3.4.6 constraining the slope: Ward's histogram-based tone mapping

Equalization's flaw — exaggerating contrast wherever pixels happen to crowd — has a clean fix, and it points straight at the next chapter. Greg Ward's constrained, histogram-based tone mapping (Ward, Rushmeier & Piotrowski 1997) keeps the equalization idea but caps the local slope of the transfer curve. The CDF is steep exactly where pixels are dense, and that steepness is what over-stretches contrast there; so Ward's method clamps the slope wherever it would exceed what the eye finds plausible, redistributing the leftover range elsewhere. The result is equalization's data-driven allocation of contrast, but perceptually bounded so it never exaggerates beyond what a viewer accepts.

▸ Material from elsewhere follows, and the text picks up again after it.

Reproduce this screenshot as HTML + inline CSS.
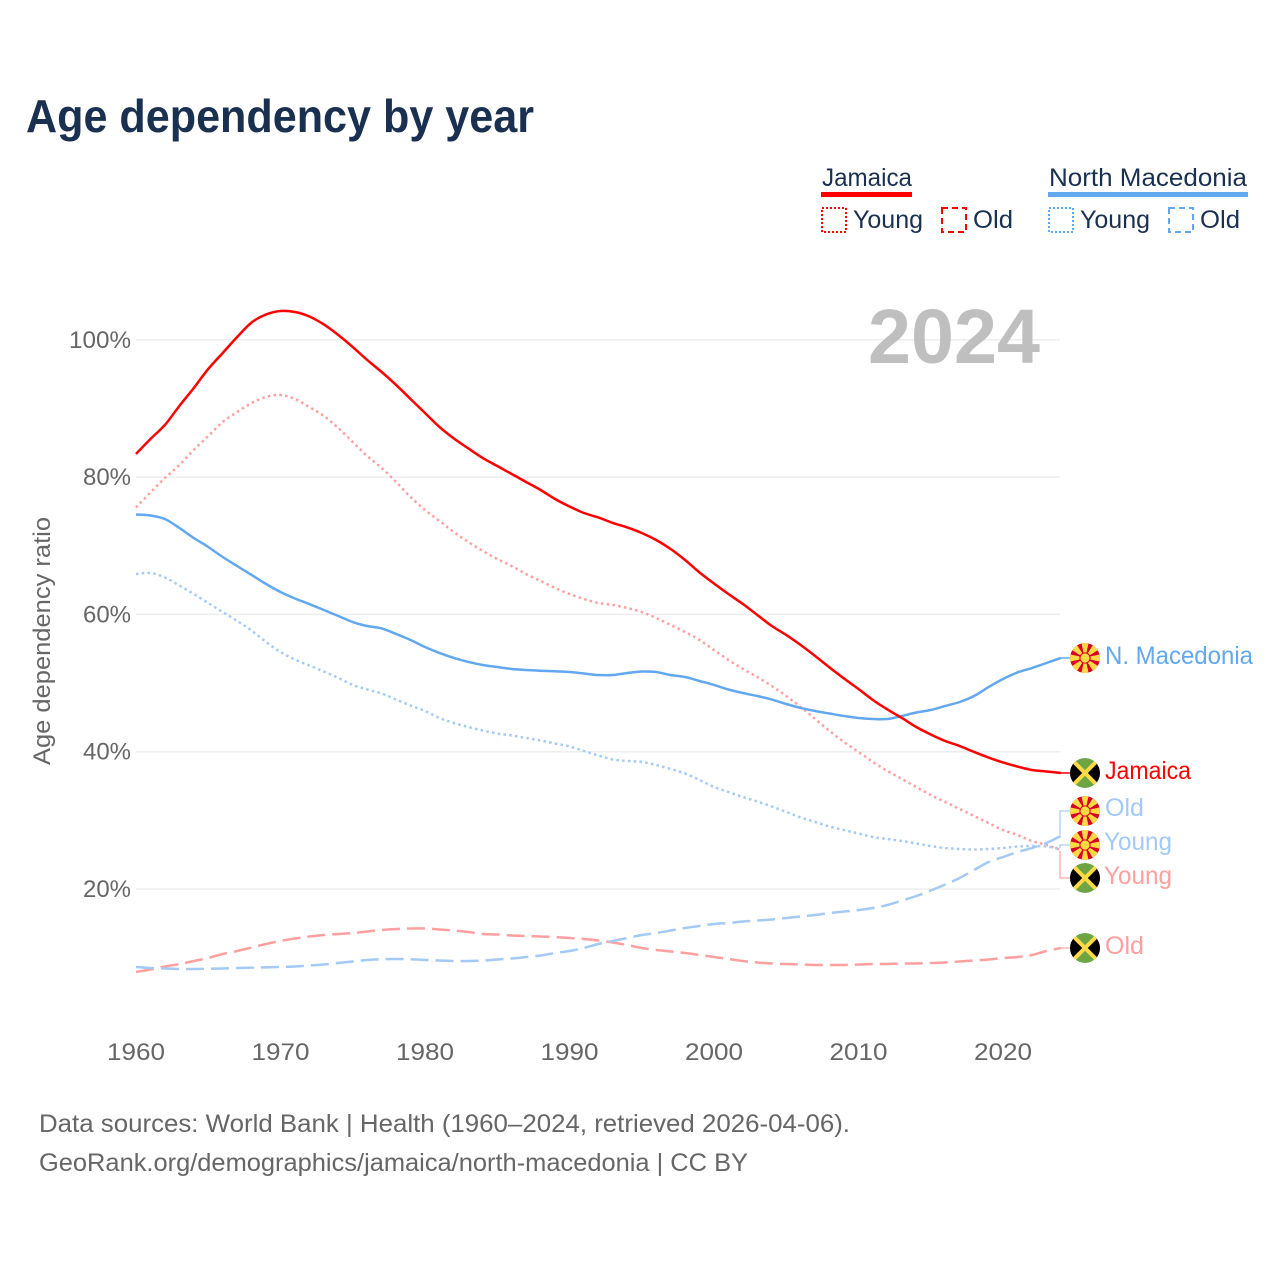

This matters most for high dynamic range (HDR) imagery, where the whole problem is squeezing an enormous range of scene luminance onto a limited display without either crushing detail or generating cartoonish contrast — and a slope-bounded equalization is a principled, fully automatic way to do it. We have arrived at the doorstep of tone mapping, where equalization stops being a histogram trick and becomes one member of a family of curves for fitting the world's light onto a screen. That is the subject of the next chapter.